One of the largest questions is how much the price of natural stone countertops will rise within the next year. One particular stone concern is granite, and how much it will cost to purchase and install depending on what project you’re working on. For most questions the answer is to purchase now because the cost of granite is only expected to rise. Using this useful reference, currently, prices for granite countertops start at around $35 per square foot installed, and can go well beyond $100 per square foot for exotic and rare materials. With trade negotiations continuing as they are now it has been projected that the price per square foot of granite is expected to increase to over $200 per square foot by early 2020.

When purchasing your stone, it is also important to research the seller. Big box retailers that provide countertops won’t be as detail oriented as their local counterparts mainly due to the lack of knowledge of the staff that will be assisting you. This is because a big box store has a higher turnover of staff and less of a risk to damage their reputation. Also a large retailer will typically have a more limited selection of stone and a more rigid outline of their services, typically a price is set and adhered to in a large retailer. A local fabricator, more often than not, will negotiate pricing, accommodate specific requests, and handle customers with a higher degree of quality solely based on the fact that they are trying to compete with not only other local business but the large retailers as well. It would be advantageous to look into your local options and weigh them against large retail stores, depending on what you’re looking to have done one might be more beneficial than the other!

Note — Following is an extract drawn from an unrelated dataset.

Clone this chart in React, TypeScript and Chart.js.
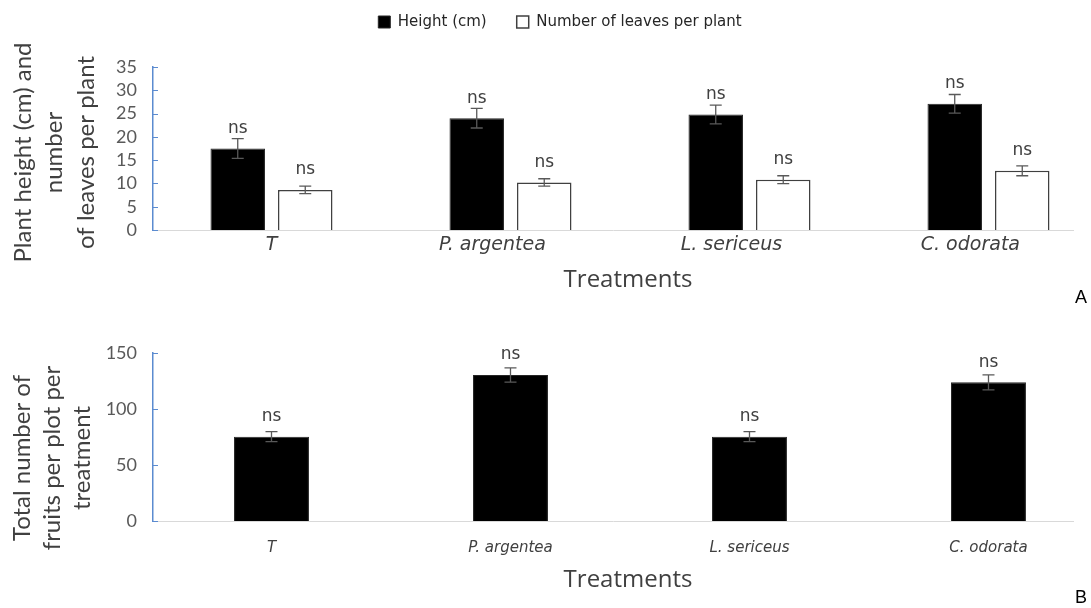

Knowing what you’re paying for will also be beneficial as the price of the stone increases with the tariffs. There are a lot of factors that make up the final price of your countertop including, the cutouts, edging, backsplash, finish, and color of the stone. By limiting the extra details you’re able to keep the overall price lower. The type of sink you install has an effect of the type of cutout which then has a price on the slab. Edging the counter will have an effect on the final bill as well because the more decorative the final edge look the higher the cost per foot will be! Some styles can rise as high as $10/foot. Choosing to have a matching stone backsplash obviously will heighten the price of your stone bill, but there are other ways to design a backsplash if this puts your costs too high. Tile is a great alternative or a shorter four or five-inch backsplash can help protect your walls against stains. The color of the actual stone can also play a factor in pricing as blue granite is often more expensive than other colors and marble with a more intricate or unique pattern can fetch a higher price. These are all things that, regardless of the trade war with China, will affect your final budget and should be considered!

These tariffs are not expected to go away anytime soon so if you’re planning a renovation or are in the middle of one currently and have yet to purchase your counters, do it! Having a plan of attack and being in the right place to order them will save you money before the end of the year as natural stone prices continue to rise. Removing your old counters as a DIY project might be a good idea as well in order to save even more in a pinch. There are many ways to try to circumvent these price increases and DIY-ing as much as possible is one of them, don’t hesitate to consult a professional but remember that most home jobs can be done with a little research! However, as long as this trade war holds out between the US and China, expect any and all renovations that involve products made or refined in China to be on the retail mark up until early 2020.